** Extracted data **

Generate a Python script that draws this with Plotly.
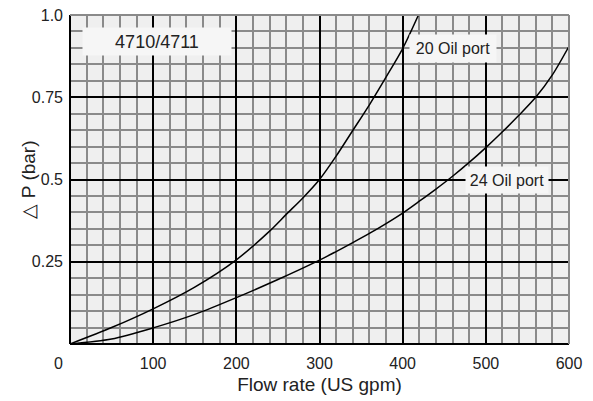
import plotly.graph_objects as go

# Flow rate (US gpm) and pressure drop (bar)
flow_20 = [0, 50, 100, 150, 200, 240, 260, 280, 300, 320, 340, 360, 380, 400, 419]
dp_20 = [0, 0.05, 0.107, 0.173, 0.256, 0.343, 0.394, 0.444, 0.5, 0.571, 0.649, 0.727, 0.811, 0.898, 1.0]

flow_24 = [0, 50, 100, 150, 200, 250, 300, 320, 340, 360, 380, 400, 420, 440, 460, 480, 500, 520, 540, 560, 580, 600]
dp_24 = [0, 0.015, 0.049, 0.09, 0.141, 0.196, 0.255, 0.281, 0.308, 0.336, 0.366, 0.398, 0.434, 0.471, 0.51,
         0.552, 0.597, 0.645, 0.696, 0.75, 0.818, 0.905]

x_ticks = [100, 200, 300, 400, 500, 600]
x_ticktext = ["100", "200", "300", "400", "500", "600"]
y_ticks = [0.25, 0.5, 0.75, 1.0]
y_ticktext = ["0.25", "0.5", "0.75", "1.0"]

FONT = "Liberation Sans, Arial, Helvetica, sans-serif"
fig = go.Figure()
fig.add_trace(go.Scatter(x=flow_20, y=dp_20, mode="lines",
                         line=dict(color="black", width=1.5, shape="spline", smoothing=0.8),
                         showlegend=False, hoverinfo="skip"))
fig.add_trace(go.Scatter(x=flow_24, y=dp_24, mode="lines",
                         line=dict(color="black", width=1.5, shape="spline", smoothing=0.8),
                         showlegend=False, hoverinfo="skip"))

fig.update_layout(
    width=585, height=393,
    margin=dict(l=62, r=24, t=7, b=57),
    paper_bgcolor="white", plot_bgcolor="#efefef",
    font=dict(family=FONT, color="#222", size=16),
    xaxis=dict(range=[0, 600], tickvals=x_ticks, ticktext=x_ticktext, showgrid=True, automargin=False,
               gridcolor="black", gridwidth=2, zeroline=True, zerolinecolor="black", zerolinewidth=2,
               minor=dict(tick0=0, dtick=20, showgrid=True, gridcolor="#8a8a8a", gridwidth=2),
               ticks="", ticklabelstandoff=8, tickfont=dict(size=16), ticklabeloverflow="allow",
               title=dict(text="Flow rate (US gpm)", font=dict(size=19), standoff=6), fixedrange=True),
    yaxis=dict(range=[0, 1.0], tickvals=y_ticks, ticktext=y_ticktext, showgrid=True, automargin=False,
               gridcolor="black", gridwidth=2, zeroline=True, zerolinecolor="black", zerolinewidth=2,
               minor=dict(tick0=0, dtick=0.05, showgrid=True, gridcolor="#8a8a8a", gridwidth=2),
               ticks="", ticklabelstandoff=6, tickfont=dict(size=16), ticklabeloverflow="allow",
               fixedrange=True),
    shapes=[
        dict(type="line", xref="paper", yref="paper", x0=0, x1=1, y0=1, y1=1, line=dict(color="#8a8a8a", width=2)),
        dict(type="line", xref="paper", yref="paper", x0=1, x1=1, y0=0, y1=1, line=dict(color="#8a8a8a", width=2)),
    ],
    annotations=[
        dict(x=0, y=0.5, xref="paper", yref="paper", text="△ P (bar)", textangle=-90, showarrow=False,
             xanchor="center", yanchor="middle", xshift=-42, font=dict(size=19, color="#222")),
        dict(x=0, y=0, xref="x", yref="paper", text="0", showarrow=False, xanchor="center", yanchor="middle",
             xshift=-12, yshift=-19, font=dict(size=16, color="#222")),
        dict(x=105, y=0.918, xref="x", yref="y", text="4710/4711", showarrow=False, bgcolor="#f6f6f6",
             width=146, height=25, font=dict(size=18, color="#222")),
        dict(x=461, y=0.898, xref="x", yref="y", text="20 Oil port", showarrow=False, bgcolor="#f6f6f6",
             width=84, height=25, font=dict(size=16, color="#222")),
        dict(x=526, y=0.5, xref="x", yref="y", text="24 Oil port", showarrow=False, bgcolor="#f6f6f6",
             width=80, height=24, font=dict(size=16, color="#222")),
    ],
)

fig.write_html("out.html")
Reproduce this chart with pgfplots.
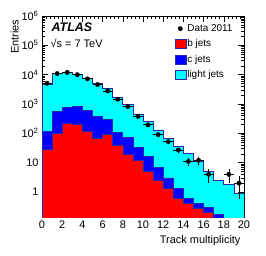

==

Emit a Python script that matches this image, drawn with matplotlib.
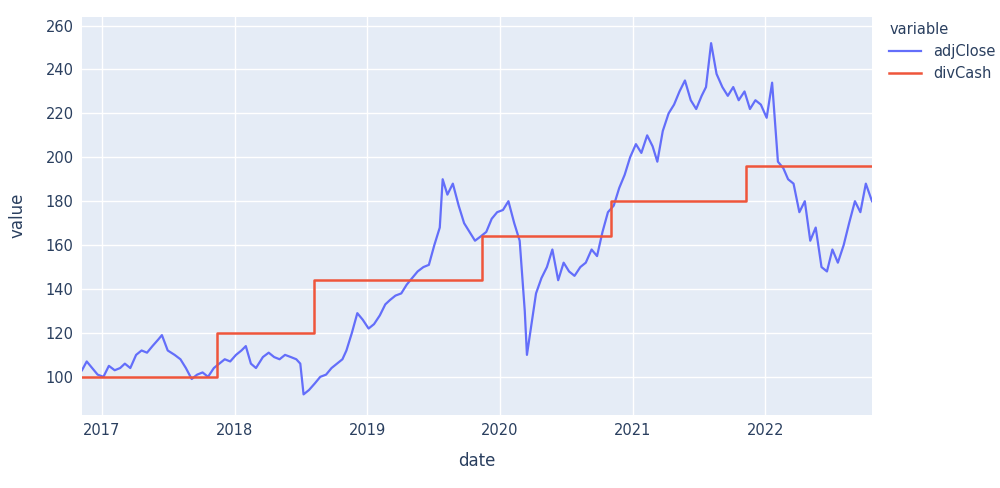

** Written instruction **
Include both the line containing "Generate a Python" and the line containing "0.811, 0.898, 1.0]" when you write out everything between them, exactly. Leave the pictures out.

** Output **
Generate a Python script that draws this with Plotly.
import plotly.graph_objects as go

# Flow rate (US gpm) and pressure drop (bar)
flow_20 = [0, 50, 100, 150, 200, 240, 260, 280, 300, 320, 340, 360, 380, 400, 419]
dp_20 = [0, 0.05, 0.107, 0.173, 0.256, 0.343, 0.394, 0.444, 0.5, 0.571, 0.649, 0.727, 0.811, 0.898, 1.0]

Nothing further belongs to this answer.